» **THE INPUT**
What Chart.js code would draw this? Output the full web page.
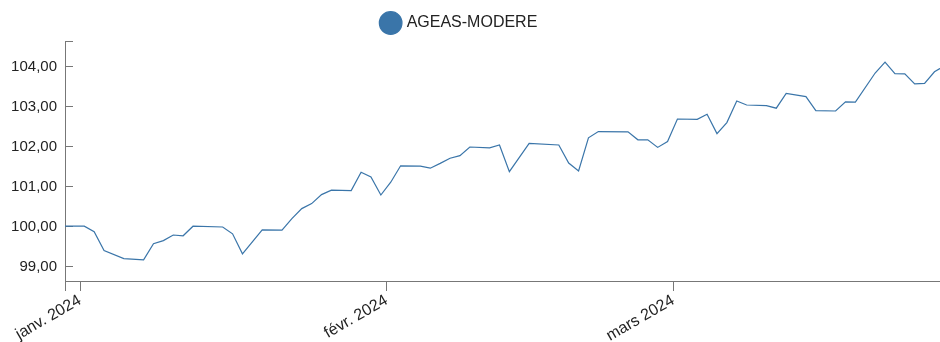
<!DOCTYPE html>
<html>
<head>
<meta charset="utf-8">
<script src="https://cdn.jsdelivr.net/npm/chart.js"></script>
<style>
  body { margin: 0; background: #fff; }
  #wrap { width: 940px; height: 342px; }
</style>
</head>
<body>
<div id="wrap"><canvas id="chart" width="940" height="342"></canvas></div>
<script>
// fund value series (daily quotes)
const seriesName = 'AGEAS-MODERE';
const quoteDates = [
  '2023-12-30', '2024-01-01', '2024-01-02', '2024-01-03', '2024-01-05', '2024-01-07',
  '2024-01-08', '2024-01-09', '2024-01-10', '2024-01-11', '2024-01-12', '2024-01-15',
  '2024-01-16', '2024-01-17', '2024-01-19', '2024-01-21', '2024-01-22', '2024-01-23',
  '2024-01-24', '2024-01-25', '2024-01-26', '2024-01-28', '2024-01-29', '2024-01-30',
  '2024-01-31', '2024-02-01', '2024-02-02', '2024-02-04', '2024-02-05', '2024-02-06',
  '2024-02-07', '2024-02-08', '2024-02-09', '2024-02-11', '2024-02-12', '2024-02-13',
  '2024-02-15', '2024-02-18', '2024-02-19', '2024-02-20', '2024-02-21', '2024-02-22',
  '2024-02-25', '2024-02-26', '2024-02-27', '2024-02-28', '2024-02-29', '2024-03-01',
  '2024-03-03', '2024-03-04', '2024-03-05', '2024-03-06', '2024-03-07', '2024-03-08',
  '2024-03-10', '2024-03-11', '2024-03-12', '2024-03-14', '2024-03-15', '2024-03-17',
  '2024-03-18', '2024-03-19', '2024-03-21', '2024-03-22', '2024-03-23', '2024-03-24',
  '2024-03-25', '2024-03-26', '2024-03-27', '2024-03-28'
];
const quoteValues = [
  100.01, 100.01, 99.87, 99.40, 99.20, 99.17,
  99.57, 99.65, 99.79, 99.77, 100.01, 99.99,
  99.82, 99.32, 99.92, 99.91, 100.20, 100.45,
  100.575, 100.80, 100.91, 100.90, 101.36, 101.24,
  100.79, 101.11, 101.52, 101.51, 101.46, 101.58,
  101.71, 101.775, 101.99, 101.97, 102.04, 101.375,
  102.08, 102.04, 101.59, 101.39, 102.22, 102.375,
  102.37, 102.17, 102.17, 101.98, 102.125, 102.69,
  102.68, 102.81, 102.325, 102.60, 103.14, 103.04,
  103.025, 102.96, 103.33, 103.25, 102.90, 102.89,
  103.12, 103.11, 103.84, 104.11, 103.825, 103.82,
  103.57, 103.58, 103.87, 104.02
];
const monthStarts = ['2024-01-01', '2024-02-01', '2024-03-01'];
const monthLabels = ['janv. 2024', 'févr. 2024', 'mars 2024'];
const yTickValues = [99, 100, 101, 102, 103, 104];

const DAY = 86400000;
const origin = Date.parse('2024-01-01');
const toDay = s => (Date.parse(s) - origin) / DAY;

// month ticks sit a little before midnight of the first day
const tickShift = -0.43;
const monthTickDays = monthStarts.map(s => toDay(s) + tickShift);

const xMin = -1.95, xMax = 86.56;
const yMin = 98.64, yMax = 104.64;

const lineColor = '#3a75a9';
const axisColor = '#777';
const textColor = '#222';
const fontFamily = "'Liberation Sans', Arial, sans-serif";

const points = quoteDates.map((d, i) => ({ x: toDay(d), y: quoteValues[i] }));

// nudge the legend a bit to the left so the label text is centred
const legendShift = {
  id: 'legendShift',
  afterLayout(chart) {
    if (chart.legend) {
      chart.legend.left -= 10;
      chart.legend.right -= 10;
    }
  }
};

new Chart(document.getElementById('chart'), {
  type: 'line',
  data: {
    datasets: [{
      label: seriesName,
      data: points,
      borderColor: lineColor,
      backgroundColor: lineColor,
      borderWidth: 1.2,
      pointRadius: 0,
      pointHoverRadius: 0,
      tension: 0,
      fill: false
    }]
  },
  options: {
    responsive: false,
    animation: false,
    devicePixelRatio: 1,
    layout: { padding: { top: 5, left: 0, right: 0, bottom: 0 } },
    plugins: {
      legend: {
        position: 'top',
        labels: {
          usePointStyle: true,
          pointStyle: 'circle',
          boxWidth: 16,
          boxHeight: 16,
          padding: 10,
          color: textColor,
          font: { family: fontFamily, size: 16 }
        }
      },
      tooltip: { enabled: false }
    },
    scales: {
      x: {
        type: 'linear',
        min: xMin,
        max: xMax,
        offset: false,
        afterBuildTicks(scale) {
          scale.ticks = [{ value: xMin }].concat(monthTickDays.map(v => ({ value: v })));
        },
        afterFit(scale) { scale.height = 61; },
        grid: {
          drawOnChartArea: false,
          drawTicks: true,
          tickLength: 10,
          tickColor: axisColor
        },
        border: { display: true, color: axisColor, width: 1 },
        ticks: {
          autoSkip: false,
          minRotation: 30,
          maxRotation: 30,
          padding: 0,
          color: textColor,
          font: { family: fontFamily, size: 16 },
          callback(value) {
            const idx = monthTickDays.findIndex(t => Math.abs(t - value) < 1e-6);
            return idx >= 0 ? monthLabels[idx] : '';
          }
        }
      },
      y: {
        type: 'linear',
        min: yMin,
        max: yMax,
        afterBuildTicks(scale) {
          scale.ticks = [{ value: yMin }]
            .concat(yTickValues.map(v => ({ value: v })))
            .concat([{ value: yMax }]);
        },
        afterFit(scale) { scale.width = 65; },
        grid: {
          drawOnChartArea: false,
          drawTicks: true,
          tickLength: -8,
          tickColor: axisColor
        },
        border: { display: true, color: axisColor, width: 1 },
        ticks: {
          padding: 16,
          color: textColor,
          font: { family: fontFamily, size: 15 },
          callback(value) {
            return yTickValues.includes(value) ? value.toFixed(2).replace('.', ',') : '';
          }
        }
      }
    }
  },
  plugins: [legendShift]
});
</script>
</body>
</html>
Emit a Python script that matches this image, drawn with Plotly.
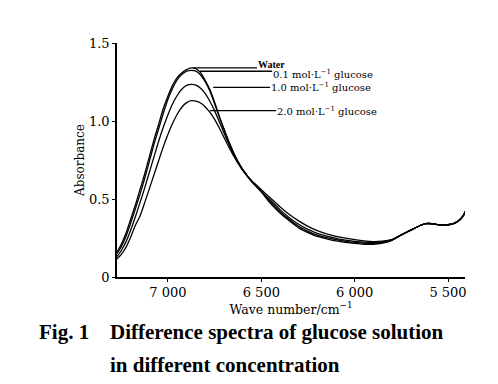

» **EXERCISE DESCRIPTION**
Repeat the preceding records precisely, and leave every picture out of the copy.

» **SOLVED EXERCISE**
What Chart.js code would draw this? Output the full web page.
<!DOCTYPE html>
<html>
<head>
<meta charset="utf-8">
<script src="https://cdn.jsdelivr.net/npm/chart.js"></script>
<style>
  body { margin: 0; background: #fff; }
  #wrap { width: 940px; height: 342px; }
</style>
</head>
<body>
<div id="wrap"><canvas id="chart" width="940" height="342"></canvas></div>
<script>
// fund value series (daily quotes)
const seriesName = 'AGEAS-MODERE';
const quoteDates = [
  '2023-12-30', '2024-01-01', '2024-01-02', '2024-01-03', '2024-01-05', '2024-01-07',
  '2024-01-08', '2024-01-09', '2024-01-10', '2024-01-11', '2024-01-12', '2024-01-15',
  '2024-01-16', '2024-01-17', '2024-01-19', '2024-01-21', '2024-01-22', '2024-01-23',
  '2024-01-24', '2024-01-25', '2024-01-26', '2024-01-28', '2024-01-29', '2024-01-30',
  '2024-01-31', '2024-02-01', '2024-02-02', '2024-02-04', '2024-02-05', '2024-02-06',
  '2024-02-07', '2024-02-08', '2024-02-09', '2024-02-11', '2024-02-12', '2024-02-13',
  '2024-02-15', '2024-02-18', '2024-02-19', '2024-02-20', '2024-02-21', '2024-02-22',
  '2024-02-25', '2024-02-26', '2024-02-27', '2024-02-28', '2024-02-29', '2024-03-01',
  '2024-03-03', '2024-03-04', '2024-03-05', '2024-03-06', '2024-03-07', '2024-03-08',
  '2024-03-10', '2024-03-11', '2024-03-12', '2024-03-14', '2024-03-15', '2024-03-17',
  '2024-03-18', '2024-03-19', '2024-03-21', '2024-03-22', '2024-03-23', '2024-03-24',
  '2024-03-25', '2024-03-26', '2024-03-27', '2024-03-28'
];
const quoteValues = [
  100.01, 100.01, 99.87, 99.40, 99.20, 99.17,
  99.57, 99.65, 99.79, 99.77, 100.01, 99.99,
  99.82, 99.32, 99.92, 99.91, 100.20, 100.45,
  100.575, 100.80, 100.91, 100.90, 101.36, 101.24,
  100.79, 101.11, 101.52, 101.51, 101.46, 101.58,
  101.71, 101.775, 101.99, 101.97, 102.04, 101.375,
  102.08, 102.04, 101.59, 101.39, 102.22, 102.375,
  102.37, 102.17, 102.17, 101.98, 102.125, 102.69,
  102.68, 102.81, 102.325, 102.60, 103.14, 103.04,
  103.025, 102.96, 103.33, 103.25, 102.90, 102.89,
  103.12, 103.11, 103.84, 104.11, 103.825, 103.82,
  103.57, 103.58, 103.87, 104.02
];
const monthStarts = ['2024-01-01', '2024-02-01', '2024-03-01'];
const monthLabels = ['janv. 2024', 'févr. 2024', 'mars 2024'];
const yTickValues = [99, 100, 101, 102, 103, 104];

const DAY = 86400000;
const origin = Date.parse('2024-01-01');
const toDay = s => (Date.parse(s) - origin) / DAY;

// month ticks sit a little before midnight of the first day
const tickShift = -0.43;
const monthTickDays = monthStarts.map(s => toDay(s) + tickShift);

const xMin = -1.95, xMax = 86.56;
const yMin = 98.64, yMax = 104.64;

const lineColor = '#3a75a9';
const axisColor = '#777';
const textColor = '#222';
const fontFamily = "'Liberation Sans', Arial, sans-serif";

const points = quoteDates.map((d, i) => ({ x: toDay(d), y: quoteValues[i] }));

// nudge the legend a bit to the left so the label text is centred
const legendShift = {
  id: 'legendShift',
  afterLayout(chart) {
    if (chart.legend) {
      chart.legend.left -= 10;
      chart.legend.right -= 10;
    }
  }
};

new Chart(document.getElementById('chart'), {
  type: 'line',
  data: {
    datasets: [{
      label: seriesName,
      data: points,
      borderColor: lineColor,
      backgroundColor: lineColor,
      borderWidth: 1.2,
      pointRadius: 0,
      pointHoverRadius: 0,
      tension: 0,
      fill: false
    }]
  },
  options: {
    responsive: false,
    animation: false,
    devicePixelRatio: 1,
    layout: { padding: { top: 5, left: 0, right: 0, bottom: 0 } },
    plugins: {
      legend: {
        position: 'top',
        labels: {
          usePointStyle: true,
          pointStyle: 'circle',
          boxWidth: 16,
          boxHeight: 16,
          padding: 10,
          color: textColor,
          font: { family: fontFamily, size: 16 }
        }
      },
      tooltip: { enabled: false }
    },
    scales: {
      x: {
        type: 'linear',
        min: xMin,
        max: xMax,
        offset: false,
        afterBuildTicks(scale) {
          scale.ticks = [{ value: xMin }].concat(monthTickDays.map(v => ({ value: v })));
        },
        afterFit(scale) { scale.height = 61; },
        grid: {
          drawOnChartArea: false,
          drawTicks: true,
          tickLength: 10,
          tickColor: axisColor
        },
        border: { display: true, color: axisColor, width: 1 },
        ticks: {
          autoSkip: false,
          minRotation: 30,
          maxRotation: 30,
          padding: 0,
          color: textColor,
          font: { family: fontFamily, size: 16 },
          callback(value) {
            const idx = monthTickDays.findIndex(t => Math.abs(t - value) < 1e-6);
            return idx >= 0 ? monthLabels[idx] : '';
          }
        }
      },
      y: {
        type: 'linear',
        min: yMin,
        max: yMax,
        afterBuildTicks(scale) {
          scale.ticks = [{ value: yMin }]
            .concat(yTickValues.map(v => ({ value: v })))
            .concat([{ value: yMax }]);
        },
        afterFit(scale) { scale.width = 65; },
        grid: {
          drawOnChartArea: false,
          drawTicks: true,
          tickLength: -8,
          tickColor: axisColor
        },
        border: { display: true, color: axisColor, width: 1 },
        ticks: {
          padding: 16,
          color: textColor,
          font: { family: fontFamily, size: 15 },
          callback(value) {
            return yTickValues.includes(value) ? value.toFixed(2).replace('.', ',') : '';
          }
        }
      }
    }
  },
  plugins: [legendShift]
});
</script>
</body>
</html>
Emit a Python script that matches this image, drawn with Plotly.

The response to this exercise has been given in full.